**DIRECTIONS**
Produce the listing below again, exactly as shown.

**SUPPLIED INFORMATION**
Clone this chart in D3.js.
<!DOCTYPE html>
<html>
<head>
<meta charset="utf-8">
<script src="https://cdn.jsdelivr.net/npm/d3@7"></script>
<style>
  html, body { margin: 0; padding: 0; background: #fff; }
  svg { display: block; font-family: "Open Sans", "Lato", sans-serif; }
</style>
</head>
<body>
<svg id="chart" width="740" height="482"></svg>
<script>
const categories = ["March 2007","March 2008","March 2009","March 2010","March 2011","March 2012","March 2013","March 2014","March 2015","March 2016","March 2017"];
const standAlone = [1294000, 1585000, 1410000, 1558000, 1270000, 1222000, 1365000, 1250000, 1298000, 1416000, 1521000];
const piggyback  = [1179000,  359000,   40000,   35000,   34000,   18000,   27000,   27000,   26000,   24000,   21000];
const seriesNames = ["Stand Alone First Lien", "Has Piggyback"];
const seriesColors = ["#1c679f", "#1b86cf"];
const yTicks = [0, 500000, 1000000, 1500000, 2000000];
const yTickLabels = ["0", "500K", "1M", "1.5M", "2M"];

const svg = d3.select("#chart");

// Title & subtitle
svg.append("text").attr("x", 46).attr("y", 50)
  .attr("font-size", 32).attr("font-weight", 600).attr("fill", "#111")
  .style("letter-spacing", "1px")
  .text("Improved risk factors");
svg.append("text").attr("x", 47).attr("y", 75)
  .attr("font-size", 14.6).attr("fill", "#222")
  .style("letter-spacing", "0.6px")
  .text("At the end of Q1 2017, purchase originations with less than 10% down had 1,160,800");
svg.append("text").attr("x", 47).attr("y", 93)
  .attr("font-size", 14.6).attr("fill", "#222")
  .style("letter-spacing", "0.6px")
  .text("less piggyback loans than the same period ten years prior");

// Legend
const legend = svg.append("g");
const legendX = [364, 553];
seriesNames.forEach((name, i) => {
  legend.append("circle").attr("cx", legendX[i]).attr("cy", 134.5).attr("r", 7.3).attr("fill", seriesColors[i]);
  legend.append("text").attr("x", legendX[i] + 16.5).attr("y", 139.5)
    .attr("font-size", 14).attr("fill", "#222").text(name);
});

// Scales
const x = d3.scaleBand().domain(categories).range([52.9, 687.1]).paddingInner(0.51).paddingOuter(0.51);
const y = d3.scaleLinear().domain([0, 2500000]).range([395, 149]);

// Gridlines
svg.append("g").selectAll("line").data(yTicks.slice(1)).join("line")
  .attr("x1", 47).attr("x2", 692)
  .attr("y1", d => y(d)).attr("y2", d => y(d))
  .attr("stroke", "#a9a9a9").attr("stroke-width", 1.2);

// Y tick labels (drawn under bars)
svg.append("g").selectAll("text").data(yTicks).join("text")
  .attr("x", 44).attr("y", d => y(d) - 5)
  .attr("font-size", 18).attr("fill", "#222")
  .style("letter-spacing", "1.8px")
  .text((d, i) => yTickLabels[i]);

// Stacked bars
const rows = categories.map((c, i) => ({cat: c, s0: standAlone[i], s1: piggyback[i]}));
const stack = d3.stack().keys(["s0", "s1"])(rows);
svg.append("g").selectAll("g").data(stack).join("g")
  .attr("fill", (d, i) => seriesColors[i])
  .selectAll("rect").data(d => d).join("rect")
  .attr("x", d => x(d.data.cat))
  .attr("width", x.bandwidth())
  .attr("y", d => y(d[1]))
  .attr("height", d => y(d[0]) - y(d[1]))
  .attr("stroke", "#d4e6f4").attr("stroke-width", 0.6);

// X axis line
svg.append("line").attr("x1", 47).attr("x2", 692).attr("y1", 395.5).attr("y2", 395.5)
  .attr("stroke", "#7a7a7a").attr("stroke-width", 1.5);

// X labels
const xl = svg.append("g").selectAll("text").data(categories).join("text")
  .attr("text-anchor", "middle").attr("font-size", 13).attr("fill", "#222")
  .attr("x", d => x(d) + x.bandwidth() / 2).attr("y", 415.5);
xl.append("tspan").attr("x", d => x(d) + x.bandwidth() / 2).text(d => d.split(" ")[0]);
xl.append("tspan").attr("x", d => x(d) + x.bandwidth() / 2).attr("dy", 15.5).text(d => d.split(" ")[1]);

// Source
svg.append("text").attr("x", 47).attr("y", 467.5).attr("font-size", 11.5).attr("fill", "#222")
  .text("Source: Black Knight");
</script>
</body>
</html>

**SOLVED EXERCISE**
Clone this chart in D3.js.
<!DOCTYPE html>
<html>
<head>
<meta charset="utf-8">
<script src="https://cdn.jsdelivr.net/npm/d3@7"></script>
<style>
  html, body { margin: 0; padding: 0; background: #fff; }
  svg { display: block; font-family: "Open Sans", "Lato", sans-serif; }
</style>
</head>
<body>
<svg id="chart" width="740" height="482"></svg>
<script>
const categories = ["March 2007","March 2008","March 2009","March 2010","March 2011","March 2012","March 2013","March 2014","March 2015","March 2016","March 2017"];
const standAlone = [1294000, 1585000, 1410000, 1558000, 1270000, 1222000, 1365000, 1250000, 1298000, 1416000, 1521000];
const piggyback  = [1179000,  359000,   40000,   35000,   34000,   18000,   27000,   27000,   26000,   24000,   21000];
const seriesNames = ["Stand Alone First Lien", "Has Piggyback"];
const seriesColors = ["#1c679f", "#1b86cf"];
const yTicks = [0, 500000, 1000000, 1500000, 2000000];
const yTickLabels = ["0", "500K", "1M", "1.5M", "2M"];

const svg = d3.select("#chart");

// Title & subtitle
svg.append("text").attr("x", 46).attr("y", 50)
  .attr("font-size", 32).attr("font-weight", 600).attr("fill", "#111")
  .style("letter-spacing", "1px")
  .text("Improved risk factors");
svg.append("text").attr("x", 47).attr("y", 75)
  .attr("font-size", 14.6).attr("fill", "#222")
  .style("letter-spacing", "0.6px")
  .text("At the end of Q1 2017, purchase originations with less than 10% down had 1,160,800");
svg.append("text").attr("x", 47).attr("y", 93)
  .attr("font-size", 14.6).attr("fill", "#222")
  .style("letter-spacing", "0.6px")
  .text("less piggyback loans than the same period ten years prior");

// Legend
const legend = svg.append("g");
const legendX = [364, 553];
seriesNames.forEach((name, i) => {
  legend.append("circle").attr("cx", legendX[i]).attr("cy", 134.5).attr("r", 7.3).attr("fill", seriesColors[i]);
  legend.append("text").attr("x", legendX[i] + 16.5).attr("y", 139.5)
    .attr("font-size", 14).attr("fill", "#222").text(name);
});

// Scales
const x = d3.scaleBand().domain(categories).range([52.9, 687.1]).paddingInner(0.51).paddingOuter(0.51);
const y = d3.scaleLinear().domain([0, 2500000]).range([395, 149]);

// Gridlines
svg.append("g").selectAll("line").data(yTicks.slice(1)).join("line")
  .attr("x1", 47).attr("x2", 692)
  .attr("y1", d => y(d)).attr("y2", d => y(d))
  .attr("stroke", "#a9a9a9").attr("stroke-width", 1.2);

// Y tick labels (drawn under bars)
svg.append("g").selectAll("text").data(yTicks).join("text")
  .attr("x", 44).attr("y", d => y(d) - 5)
  .attr("font-size", 18).attr("fill", "#222")
  .style("letter-spacing", "1.8px")
  .text((d, i) => yTickLabels[i]);

// Stacked bars
const rows = categories.map((c, i) => ({cat: c, s0: standAlone[i], s1: piggyback[i]}));
const stack = d3.stack().keys(["s0", "s1"])(rows);
svg.append("g").selectAll("g").data(stack).join("g")
  .attr("fill", (d, i) => seriesColors[i])
  .selectAll("rect").data(d => d).join("rect")
  .attr("x", d => x(d.data.cat))
  .attr("width", x.bandwidth())
  .attr("y", d => y(d[1]))
  .attr("height", d => y(d[0]) - y(d[1]))
  .attr("stroke", "#d4e6f4").attr("stroke-width", 0.6);

// X axis line
svg.append("line").attr("x1", 47).attr("x2", 692).attr("y1", 395.5).attr("y2", 395.5)
  .attr("stroke", "#7a7a7a").attr("stroke-width", 1.5);

// X labels
const xl = svg.append("g").selectAll("text").data(categories).join("text")
  .attr("text-anchor", "middle").attr("font-size", 13).attr("fill", "#222")
  .attr("x", d => x(d) + x.bandwidth() / 2).attr("y", 415.5);
xl.append("tspan").attr("x", d => x(d) + x.bandwidth() / 2).text(d => d.split(" ")[0]);
xl.append("tspan").attr("x", d => x(d) + x.bandwidth() / 2).attr("dy", 15.5).text(d => d.split(" ")[1]);

// Source
svg.append("text").attr("x", 47).attr("y", 467.5).attr("font-size", 11.5).attr("fill", "#222")
  .text("Source: Black Knight");
</script>
</body>
</html>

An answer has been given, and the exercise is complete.